Beyond renewables, EVs and hydrogen


Electric cars charge at a public charging station in the city centre in Berlin, Germany. | Photo by Sean Gallup/Getty Images

Global carbon dioxide emissions continue to rise despite the commitments of governments and companies to achieve net zero emissions, necessitating increasingly aggressive action in the coming decade that will create opportunities for investors in areas of sustainable technology that are yet to rise to widespread prominence.

It comes as many people were left disappointed by a lack of progress at the recent United Nations COP27 meeting in Egypt, which failed to deliver more ambitious commitments to reduce emissions or shift more rapidly away from fossil fuels and accelerate investment in decarbonisation solutions globally.

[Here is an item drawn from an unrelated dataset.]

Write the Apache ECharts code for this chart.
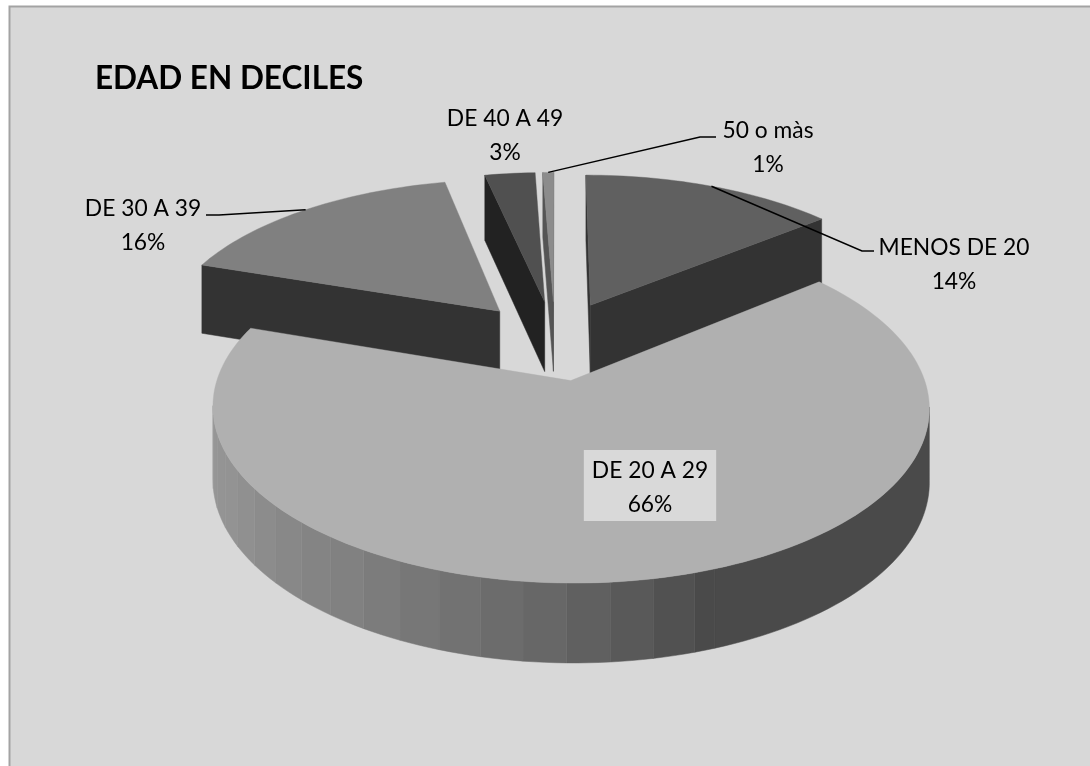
<!DOCTYPE html>
<html><head><meta charset="utf-8">
<style>html,body{margin:0;padding:0;background:#fff}#c{width:1090px;height:766px}</style>
<script src="https://cdn.jsdelivr.net/npm/echarts@6/dist/echarts.min.js"></script>
</head><body><div id="c"></div>
<script>
// ---- data ----
const categories = ['MENOS DE 20', 'DE 20 A 29', 'DE 30 A 39', 'DE 40 A 49', '50 o màs'];
const shares = [14.1, 66.1, 16.4, 2.8, 0.6];
const chartTitle = 'EDAD EN DECILES';

// ---- styles ----
const topColors  = ['#606060', '#b0b0b0', '#808080', '#505050', '#8c8c8c'];
const sideColors = ['#333333', '#4a4a4a', '#333333', '#222222', '#555555'];
const drawOrder  = [1, 5, 2, 3, 4];
const FONT = '22.8px Lato, "Open Sans", sans-serif';
// label centre (x, first line y), optional leader elbow points
const labelPos = [[954, 247], [650, 471], [143, 208], [505, 118], [768, 130]];
const leaderElbows = [[[862, 251], [874, 251]], null, [[219, 215], [206, 215]], null, [[700, 137], [716, 137]]];
// rim shading of the large slice: angle stops and grey levels
const rimAngles = [159, 182, 209, 240, 270];
const rimGreys  = [0x4a, 0x66, 0x7e, 0x92, 0x9a];

// ---- 3D projection of the exploded pie ----
const P = { cx: 555, cy: 340, rx: 341, ry: 159, k: 0.1485, depthA: 32, depthB: 39, explode: 0.25 };
function project(mx, my) {
  const w = 1 - P.k * my;
  return { x: P.cx + P.rx * mx / w, y: P.cy + P.ry * my / w, d: P.depthA + P.depthB / w };
}
function polar(deg, r) {
  const a = deg * Math.PI / 180;
  return [r * Math.sin(a), -r * Math.cos(a)];
}
const total = shares.reduce((s, v) => s + v, 0);
const BAND = 6;
function rimBand(deg) {
  return deg < rimAngles[0] ? 0 : Math.floor(deg / BAND) * BAND;
}
function rimGray(band) {
  const d = band + BAND / 2;
  let g = rimGreys[0];
  if (d >= rimAngles[rimAngles.length - 1]) g = rimGreys[rimGreys.length - 1];
  else for (let j = 0; j + 1 < rimAngles.length; j++) {
    if (d >= rimAngles[j] && d < rimAngles[j + 1]) {
      g = rimGreys[j] + (rimGreys[j + 1] - rimGreys[j]) * (d - rimAngles[j]) / (rimAngles[j + 1] - rimAngles[j]);
    }
  }
  g = Math.round(g);
  return 'rgb(' + g + ',' + g + ',' + g + ')';
}

function renderItem(params, api) {
  const i = params.dataIndex;
  const value = api.value(0);
  let before = 0;
  for (let j = 0; j < i; j++) before += shares[j];
  const a0 = before / total * 360, a1 = (before + value) / total * 360, mid = (a0 + a1) / 2;
  const [ox, oy] = polar(mid, P.explode);
  const at = (deg, r) => { const [x, y] = polar(deg, r); return project(ox + x, oy + y); };

  const apex = at(mid, 0);
  const arc = [];
  const n = Math.max(2, Math.ceil((a1 - a0) / 1.5));
  for (let s = 0; s <= n; s++) { const d = a0 + (a1 - a0) * s / n; arc.push({ p: at(d, 1), deg: d }); }

  const z = drawOrder[i];
  const children = [];
  const wall = (list, fill) => {
    const top = list.map(p => [p.x, p.y]);
    const bottom = list.slice().reverse().map(p => [p.x, p.y + p.d]);
    children.push({ type: 'polygon', z2: z, silent: true,
      shape: { points: top.concat(bottom) },
      style: { fill, stroke: fill, lineWidth: 0.5, lineJoin: 'round' } });
  };
  // only walls whose edge runs right-to-left on the clockwise outline face the viewer
  if (arc[0].p.x < apex.x) wall([apex, arc[0].p], sideColors[i]);
  if (apex.x < arc[n].p.x) wall([arc[n].p, apex], sideColors[i]);
  const bands = {};
  for (let s = 0; s < n; s++) {
    if (arc[s + 1].p.x >= arc[s].p.x) continue;
    const key = value > 50 ? rimBand(arc[s].deg) : 0;
    if (!bands[key]) bands[key] = [arc[s].p];
    bands[key].push(arc[s + 1].p);
  }
  Object.keys(bands).forEach(key => {
    wall(bands[key], value > 50 ? rimGray(+key) : sideColors[i]);
  });
  const pts = [[apex.x, apex.y]].concat(arc.map(a => [a.p.x, a.p.y]));
  children.push({ type: 'polygon', z2: z, silent: true, shape: { points: pts },
    style: { fill: topColors[i], stroke: topColors[i], lineWidth: 0.4, lineJoin: 'round' } });

  if (leaderElbows[i]) {
    const s = at(mid, 1);
    children.push({ type: 'polyline', z2: 50, silent: true,
      shape: { points: [[s.x, s.y]].concat(leaderElbows[i]) },
      style: { fill: null, stroke: '#000', lineWidth: 1.5 } });
  }
  const lab = labelPos[i];
  const filled = value > 50;
  children.push({ type: 'text', z2: 60, silent: true, x: lab[0], y: lab[1] - (filled ? 21 : 16),
    style: { text: categories[i] + '\n' + Math.round(value) + '%', font: FONT, lineHeight: 33.5, fill: '#000',
      align: 'center', verticalAlign: 'top',
      backgroundColor: filled ? '#d9d9d9' : 'transparent',
      padding: filled ? [4, 8, 0, 8] : 0 } });
  return { type: 'group', children };
}

const chart = echarts.init(document.getElementById('c'), null, { renderer: 'canvas' });
chart.setOption({
  animation: false,
  backgroundColor: '#ffffff',
  title: { text: chartTitle, left: 90, top: 58,
    textStyle: { fontFamily: 'Lato, "Open Sans", sans-serif', fontWeight: 'bold', fontSize: 31.5, color: '#000' } },
  graphic: [{ type: 'rect', z: -1, silent: true, shape: { x: 9.5, y: 6.5, width: 1100, height: 780 },
    style: { fill: '#d8d8d8', stroke: '#a3a3a3', lineWidth: 2 } }],
  series: [{ type: 'custom', coordinateSystem: 'none', renderItem, clip: false,
    data: shares.map((v, i) => ({ name: categories[i], value: [v] })) }]
});
</script></body></html>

The global challenge was highlighted by the Global Carbon Budget Report, released during the event, that reported carbon dioxide emissions from burning fossil fuels are on track to rise around 1% this year. Even if current pledges for action by 2030 are delivered in full emission will remain well above the trajectory required to deliver net zero by 2050, and the United Nations estimates outline that there will still be a rise in global warming of about 2.5 degrees by the end of the century[1].

Additionally, current government policies and support are not keeping pace with the targets, and as we move through the current decade, there will need to be a substantial step up in regulation and subsidies to meet the greenhouse gas emission reduction targets set for 2030.  The implications are clear, although the specific timing of such changes depends on political, geopolitical and environmental factors that cannot be predicted.

There has already been a significant increase in government support for sustainable technology in 2022. Most prominent was the passing of the US Inflation Reduction Act and the Bipartisan Infrastructure Law. In Australia, the new Labor government’s commitment to a 43% carbon emissions reduction on 2005 levels by 2030 will require similar ambitious regulatory support if it is to be achieved. Companies and consumers are already acting to reduce emissions, but substantially more dramatic changes are necessary and will inevitably be forced upon us all.

There has been profound change already and the support over the past decade for technologies like wind, solar and electric vehicles has set these technologies on irreversible pathways towards widespread adoption. These key technologies are essential to global decarbonisation and will continue to attract increasing levels of investment and further growth, but their widespread adoption will only address around one third of global carbon emissions, and achieving even modest 2030 targets requires substantial progress elsewhere.

Photo by Christopher Furlong/Getty Images

To achieve these targets we need to address emissions across the entire economy. We need to eliminate the use of fossil fuels in buildings, particularly for heating; we must address emissions from transport beyond passenger vehicles, in heavy transport, rail, air and shipping; we must decarbonise industry and industrial processes, removing the use of fossil fuels and reducing emission from processes such as chemical, cement and steel production.

It will be practically and politically impossible to cease using fossil fuels and it is likely that the energy industry will need to adopt carbon capture and storage solutions on a large scale – a solution that is also likely to be a practical and economically sensible approach to reducing emissions in other areas of the economy also.

Tackling the issue of carbon pollution in agriculture is critical to meeting emission targets, with the industry contributing 13% of Australia’s greenhouse gas emissions each year and much higher proportions in other countries where deforestation and land use change are significant. For companies and investors this presents an opportunity, but for consumers it presents a challenge as we consider the importance of our individual choices.

Beyond EVs and renewables, green hydrogen – produced by electrolysis of water using renewable energy – has also attracted significant attention and investment, with governments across the globe committing to provide more than US$10 billion per year to support the development of green hydrogen projects. This support will see the industry grow dramatically this decade and it will play an important role in decarbonising specific industries, but more economic alternatives will restrict its longer-term use in many of its potential applications – where electrification or carbon capture and storage are likely to be much cheaper options – and from an investment perspective many of the pure play hydrogen companies are likely to fail to live up to expectations.

While developments and investment in EVs, renewable energy and hydrogen dominate headlines today and will continue to grow strongly this decade, these less prominent but equally important decarbonisation solutions will become far more prominent through the middle of this decade as governments shift beyond the ‘low hanging fruit’ and start pulling all the levers they can to deliver more rapid emissions reductions into the 2040s.

Tom King is Chief Investment Officer at Nanuk Asset Management

[1] The United Nations Environment Programme (UNEP) 2022 edition of the Emissions Gap Report: The Closing Window. October 27, 2022.